What to work on »
Starting with the first line of the data below, copy each line up to and including the one containing "let zeroShift = gridW". Pictures stay out.

Dataset section »
[Begin]

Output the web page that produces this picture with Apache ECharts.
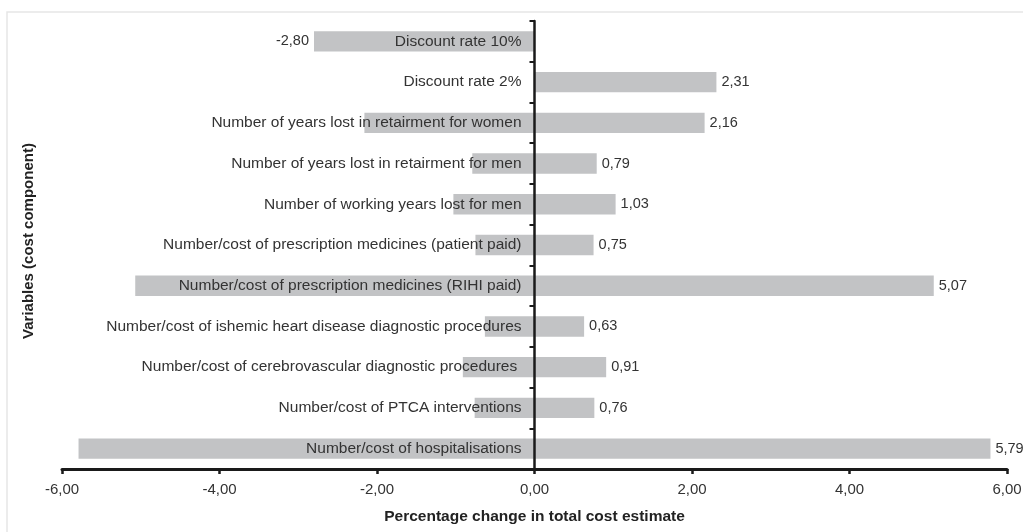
<!DOCTYPE html>
<html>
<head>
<meta charset="utf-8">
<script src="https://cdn.jsdelivr.net/npm/echarts@6/dist/echarts.min.js"></script>
<style>
    html, body { margin: 0; padding: 0; background: #fff; }
    #chart { width: 1023px; height: 532px; }
</style>
</head>
<body>
<div id="chart"></div>
<script>
//数据
let categories = [
    'Discount rate 10%',
    'Discount rate 2%',
    'Number of years lost in retairment for women',
    'Number of years lost in retairment for men',
    'Number of working years lost for men',
    'Number/cost of prescription medicines (patient paid)',
    'Number/cost of prescription medicines (RIHI paid)',
    'Number/cost of ishemic heart disease diagnostic procedures',
    'Number/cost of cerebrovascular diagnostic procedures ',
    'Number/cost of PTCA interventions',
    'Number/cost of hospitalisations'
]
let upData = [null, 2.31, 2.16, 0.79, 1.03, 0.75, 5.07, 0.63, 0.91, 0.76, 5.79]
let downData = [-2.80, null, -2.16, -0.79, -1.03, -0.75, -5.07, -0.63, -0.91, -0.76, -5.79]
let xTicks = { min: -6, max: 6, step: 2 }

let font = '"Liberation Sans", Arial, Helvetica, sans-serif'
let barColor = '#c2c3c5'
let axisColor = '#1a1a1a'
let comma = (v) => Number(v).toFixed(2).replace('.', ',')

//grid 尺寸
let W = 1023
let gridLeft = 62
let gridRight = 16
let gridW = W - gridLeft - gridRight
//纵轴移到 0 处(标签一起移过去)
let zeroShift = gridW * (0 - xTicks.min) / (xTicks.max - xTicks.min)

let myChart = echarts.init(document.getElementById('chart'))
let option = {
    animation: false,
    textStyle: { fontFamily: font },
    grid: {
        left: gridLeft,
        right: gridRight,
        top: 21,
        bottom: 63,
        outerBoundsMode: 'none'
    },
    //外框 + 纵轴标题
    graphic: [
        {
            type: 'rect',
            shape: { x: 7, y: 12, width: 1100, height: 600 },
            style: { fill: 'none', stroke: '#e6e6e6', lineWidth: 1.5 },
            silent: true
        },
        {
            type: 'text',
            x: 29,
            y: 241,
            rotation: Math.PI / 2,
            style: {
                text: 'Variables (cost component)',
                font: 'bold 15px ' + font,
                fill: '#222',
                align: 'center',
                verticalAlign: 'middle'
            }
        }
    ],
    xAxis: {
        type: 'value',
        min: xTicks.min,
        max: xTicks.max,
        interval: xTicks.step,
        name: 'Percentage change in total cost estimate',
        nameLocation: 'middle',
        nameGap: 40,
        nameTextStyle: { fontSize: 15.5, fontWeight: 'bold', color: '#222' },
        splitLine: { show: false },
        axisLine: { show: true, onZero: false, lineStyle: { color: axisColor, width: 3 } },
        axisTick: { show: true, length: 5, lineStyle: { color: axisColor, width: 2.5 } },
        axisLabel: {
            fontSize: 15,
            color: '#333',
            margin: 13,
            formatter: comma
        }
    },
    yAxis: {
        type: 'category',
        data: categories,
        inverse: true,
        z: 10,
        offset: -zeroShift,
        axisLine: { onZero: false, lineStyle: { color: axisColor, width: 2.5 } },
        axisTick: { show: true, length: 5, lineStyle: { color: axisColor, width: 2 } },
        axisLabel: {
            fontSize: 15.5,
            color: '#333',
            margin: 13
        }
    },
    series: [
        {
            name: 'up',
            type: 'bar',
            data: upData,
            barWidth: '50%',
            barGap: '-100%',
            itemStyle: { color: barColor },
            label: {
                show: true,
                position: 'right',
                distance: 5,
                fontSize: 14.5,
                color: '#333',
                formatter: (p) => comma(p.value)
            }
        },
        {
            name: 'down',
            type: 'bar',
            data: downData,
            barWidth: '50%',
            barGap: '-100%',
            itemStyle: { color: barColor },
            label: {
                show: true,
                position: 'left',
                distance: 5,
                fontSize: 14.5,
                color: '#333',
                //只有没有正值的变量才标负值
                formatter: (p) => upData[p.dataIndex] == null ? comma(p.value) : ''
            }
        }
    ]
}
myChart.setOption(option)
window.addEventListener('resize', function () {
    myChart.resize()
})
</script>
</body>
</html>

[End]

The solution »
Output the web page that produces this picture with Apache ECharts.
<!DOCTYPE html>
<html>
<head>
<meta charset="utf-8">
<script src="https://cdn.jsdelivr.net/npm/echarts@6/dist/echarts.min.js"></script>
<style>
    html, body { margin: 0; padding: 0; background: #fff; }
    #chart { width: 1023px; height: 532px; }
</style>
</head>
<body>
<div id="chart"></div>
<script>
//数据
let categories = [
    'Discount rate 10%',
    'Discount rate 2%',
    'Number of years lost in retairment for women',
    'Number of years lost in retairment for men',
    'Number of working years lost for men',
    'Number/cost of prescription medicines (patient paid)',
    'Number/cost of prescription medicines (RIHI paid)',
    'Number/cost of ishemic heart disease diagnostic procedures',
    'Number/cost of cerebrovascular diagnostic procedures ',
    'Number/cost of PTCA interventions',
    'Number/cost of hospitalisations'
]
let upData = [null, 2.31, 2.16, 0.79, 1.03, 0.75, 5.07, 0.63, 0.91, 0.76, 5.79]
let downData = [-2.80, null, -2.16, -0.79, -1.03, -0.75, -5.07, -0.63, -0.91, -0.76, -5.79]
let xTicks = { min: -6, max: 6, step: 2 }

let font = '"Liberation Sans", Arial, Helvetica, sans-serif'
let barColor = '#c2c3c5'
let axisColor = '#1a1a1a'
let comma = (v) => Number(v).toFixed(2).replace('.', ',')

//grid 尺寸
let W = 1023
let gridLeft = 62
let gridRight = 16
let gridW = W - gridLeft - gridRight
//纵轴移到 0 处(标签一起移过去)
let zeroShift = gridW * (0 - xTicks.min) / (xTicks.max - xTicks.min)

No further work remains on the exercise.